* **Aim**:
Filter the entries below, keeping only lines with the word "that".
[Start Provided data]
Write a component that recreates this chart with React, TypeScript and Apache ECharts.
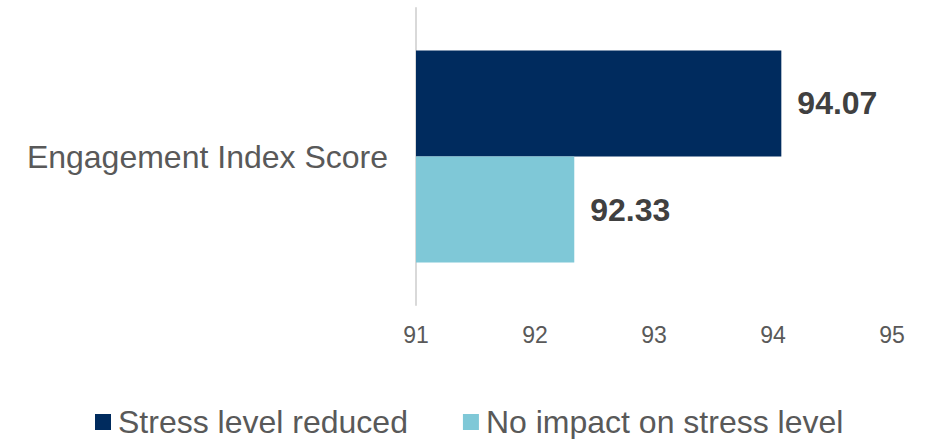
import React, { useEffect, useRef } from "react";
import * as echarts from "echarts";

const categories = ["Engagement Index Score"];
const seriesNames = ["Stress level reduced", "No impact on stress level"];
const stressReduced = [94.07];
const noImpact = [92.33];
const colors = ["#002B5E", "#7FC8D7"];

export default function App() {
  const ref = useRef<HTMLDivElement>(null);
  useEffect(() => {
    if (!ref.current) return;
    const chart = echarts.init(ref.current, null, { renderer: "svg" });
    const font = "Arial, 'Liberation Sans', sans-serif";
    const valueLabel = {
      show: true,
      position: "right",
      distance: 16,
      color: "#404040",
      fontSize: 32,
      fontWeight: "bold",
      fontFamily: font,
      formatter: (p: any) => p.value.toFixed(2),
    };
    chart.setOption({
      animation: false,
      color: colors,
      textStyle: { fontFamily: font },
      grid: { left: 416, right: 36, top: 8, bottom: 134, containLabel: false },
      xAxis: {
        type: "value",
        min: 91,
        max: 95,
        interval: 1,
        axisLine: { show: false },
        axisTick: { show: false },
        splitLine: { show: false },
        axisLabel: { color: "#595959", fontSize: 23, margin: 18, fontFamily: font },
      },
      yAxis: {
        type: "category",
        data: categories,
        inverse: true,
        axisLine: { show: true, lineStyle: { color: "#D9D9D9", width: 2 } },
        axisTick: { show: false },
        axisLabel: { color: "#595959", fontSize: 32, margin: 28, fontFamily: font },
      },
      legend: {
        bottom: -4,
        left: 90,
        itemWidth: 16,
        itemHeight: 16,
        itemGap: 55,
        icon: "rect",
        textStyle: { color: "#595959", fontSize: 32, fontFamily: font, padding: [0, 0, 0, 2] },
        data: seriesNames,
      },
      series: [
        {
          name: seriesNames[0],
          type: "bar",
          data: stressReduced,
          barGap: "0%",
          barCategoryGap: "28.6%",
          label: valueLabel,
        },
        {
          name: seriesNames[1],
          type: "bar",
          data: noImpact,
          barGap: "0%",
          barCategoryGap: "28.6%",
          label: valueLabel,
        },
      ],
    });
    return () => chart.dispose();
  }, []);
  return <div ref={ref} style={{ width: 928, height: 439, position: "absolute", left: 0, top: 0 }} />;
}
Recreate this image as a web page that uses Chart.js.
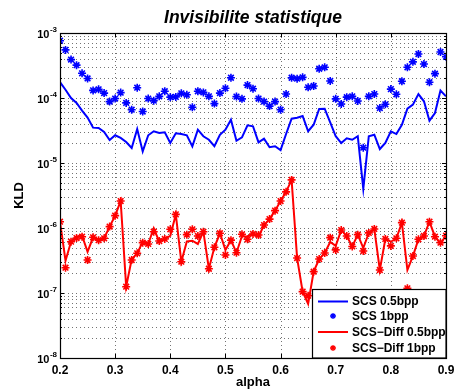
[End Provided data]
* **Final answer**:
Write a component that recreates this chart with React, TypeScript and Apache ECharts.
Recreate this image as a web page that uses Chart.js.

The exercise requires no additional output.